The majority of the country’s well oiled businesses are making money and this can be attributed to the fact that there is a sense of global recovery. This year’s “slow season” is being described as better than last year’s…a good sign for the layman trying to gauge if St. Maarten is in recovery mode.
This “good sign” brings high hopes for the people of St. Maarten even as speculations swirl and a congregation of businesspersons debate the impact the American government shutdown and the debacle over the raising of the US debt ceiling.
As the Friendly Island’s economic engine picks up pace and speeds into our “high season” optimism is high; mainly due to the fact that most of our visitors have already booked their vacations.

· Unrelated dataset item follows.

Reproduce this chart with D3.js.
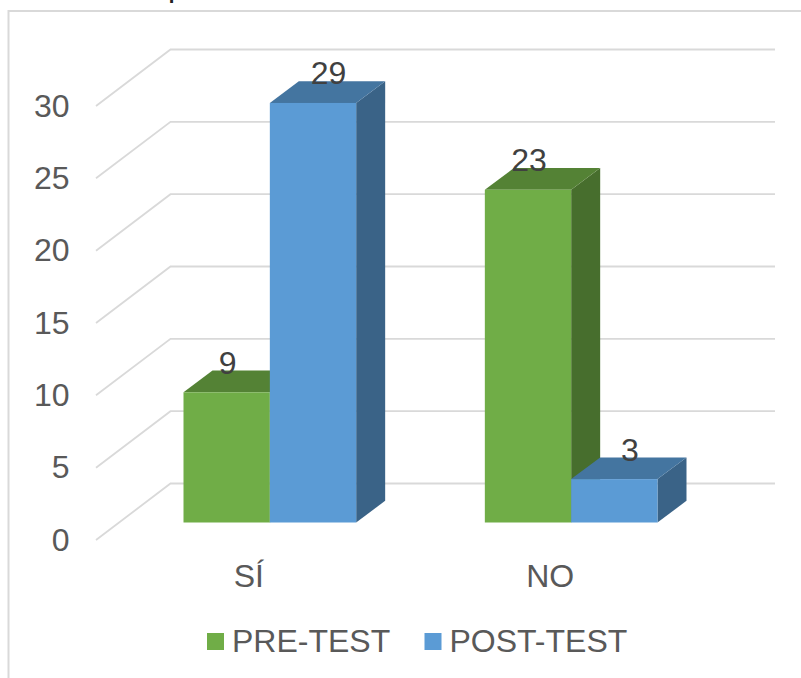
<!DOCTYPE html>
<html>
<head>
<meta charset="utf-8">
<script src="https://cdn.jsdelivr.net/npm/d3@7"></script>
<style>
  html, body { margin: 0; padding: 0; background: #fff; }
  svg { display: block; }
  text { font-family: "Liberation Sans", Arial, sans-serif; }
</style>
</head>
<body>
<svg id="chart"></svg>
<script>
const categories = ['SÍ', 'NO'];
const seriesNames = ['PRE-TEST', 'POST-TEST'];
const preTest = [9, 23];
const postTest = [29, 3];
const yTicks = [0, 5, 10, 15, 20, 25, 30];

const width = 801;
const height = 678;
const depthX = 29;
const depthY = 21.7;
const fontSize = 32;

const svg = d3.select('#chart').attr('width', width).attr('height', height);

// front plane of the bars
const y = d3.scaleLinear().domain([0, 30]).range([522.5, 88.5]);
const x0 = d3.scaleBand().domain(categories).range([183.5, 657.5]).paddingInner(0.427).paddingOuter(0);
const x1 = d3.scaleBand().domain(seriesNames).range([0, x0.bandwidth()]);
const color = d3.scaleOrdinal(seriesNames, ['#70ad47', '#5b9bd5']);

// clipped bit of the title, only the descender shows
svg.append('text')
    .attr('x', 168)
    .attr('y', -4)
    .attr('font-size', fontSize)
    .attr('fill', '#222')
    .text('p');

// chart frame, the right and bottom edges run off the picture
svg.append('path')
    .attr('d', d3.line()([[8.5, height], [8.5, 11], [width, 11]]))
    .attr('fill', 'none').attr('stroke', '#d9d9d9').attr('stroke-width', 2);

// gridlines: wall then floor diagonal
const wallY = d => y(d) - 39;
svg.append('g').selectAll('path')
    .data(yTicks)
    .join('path')
    .attr('d', d => d3.line()([[96, wallY(d) + 56.5], [170.5, wallY(d)], [775, wallY(d)]]))
    .attr('fill', 'none').attr('stroke', '#d9d9d9').attr('stroke-width', 1.8);

// y tick labels
svg.append('g').selectAll('text')
    .data(yTicks)
    .join('text')
    .attr('x', 69.5)
    .attr('y', d => wallY(d) + 56.5 + 10.5)
    .attr('text-anchor', 'end')
    .attr('font-size', fontSize)
    .attr('fill', '#595959')
    .text(d => d);

// category labels sit a bit left of their bars
svg.append('g').selectAll('text')
    .data(categories)
    .join('text')
    .attr('x', d => x0(d) + x0.bandwidth() / 2 - 21)
    .attr('y', 587)
    .attr('text-anchor', 'middle')
    .attr('font-size', fontSize)
    .attr('fill', '#595959')
    .text(d => d);

const rows = categories.flatMap((c, i) => [
    { cat: c, name: seriesNames[0], value: preTest[i] },
    { cat: c, name: seriesNames[1], value: postTest[i] }
]);

// draw order: pre-test first so post-test sits over its side wall
const bars = svg.append('g').selectAll('g')
    .data(rows)
    .join('g')
    .attr('transform', d => `translate(${x0(d.cat) + x1(d.name)},0)`);

const bw = x1.bandwidth();

bars.append('path') // side
    .attr('d', d => d3.line()([[bw, y(d.value)], [bw + depthX, y(d.value) - depthY], [bw + depthX, y(0) - depthY], [bw, y(0)]]) + 'Z')
    .attr('fill', d => d3.rgb(color(d.name)).darker(1.27));

bars.append('path') // top
    .attr('d', d => d3.line()([[0, y(d.value)], [depthX, y(d.value) - depthY], [bw + depthX, y(d.value) - depthY], [bw, y(d.value)]]) + 'Z')
    .attr('fill', d => d3.rgb(color(d.name)).darker(0.8));

bars.append('rect') // front
    .attr('width', bw)
    .attr('y', d => y(d.value))
    .attr('height', d => y(0) - y(d.value))
    .attr('fill', d => color(d.name));

// value labels
bars.append('text')
    .attr('x', d => bw / 2 + (d.name === seriesNames[0] ? 1 : 15.5))
    .attr('y', d => y(d.value) - 18.5)
    .attr('text-anchor', 'middle')
    .attr('font-size', fontSize)
    .attr('fill', '#404040')
    .text(d => d.value);

// legend
const legendX = [207, 424.5];
const legend = svg.append('g').selectAll('g')
    .data(seriesNames)
    .join('g')
    .attr('transform', (d, i) => `translate(${legendX[i]},633)`);
legend.append('rect').attr('width', 17).attr('height', 17).attr('fill', d => color(d));
legend.append('text')
    .attr('x', 25)
    .attr('y', 19)
    .attr('font-size', fontSize)
    .attr('fill', '#595959')
    .text(d => d);
</script>
</body>
</html>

Government has finally passed a workable budget adding another layer of good spenders to strengthen economic growth. This development is making savvy political observers breathe a lot easier with the knowledge that by averting possible austerity measures, which was more than likely if the Dutch were forced to balance St. Maarten’s budget, the country is continuing to climb the “growth hill”. And of course now this means that money should be available.
So as we meander into the coming New Year our next big challenge is passing that long overdue 2014 budget.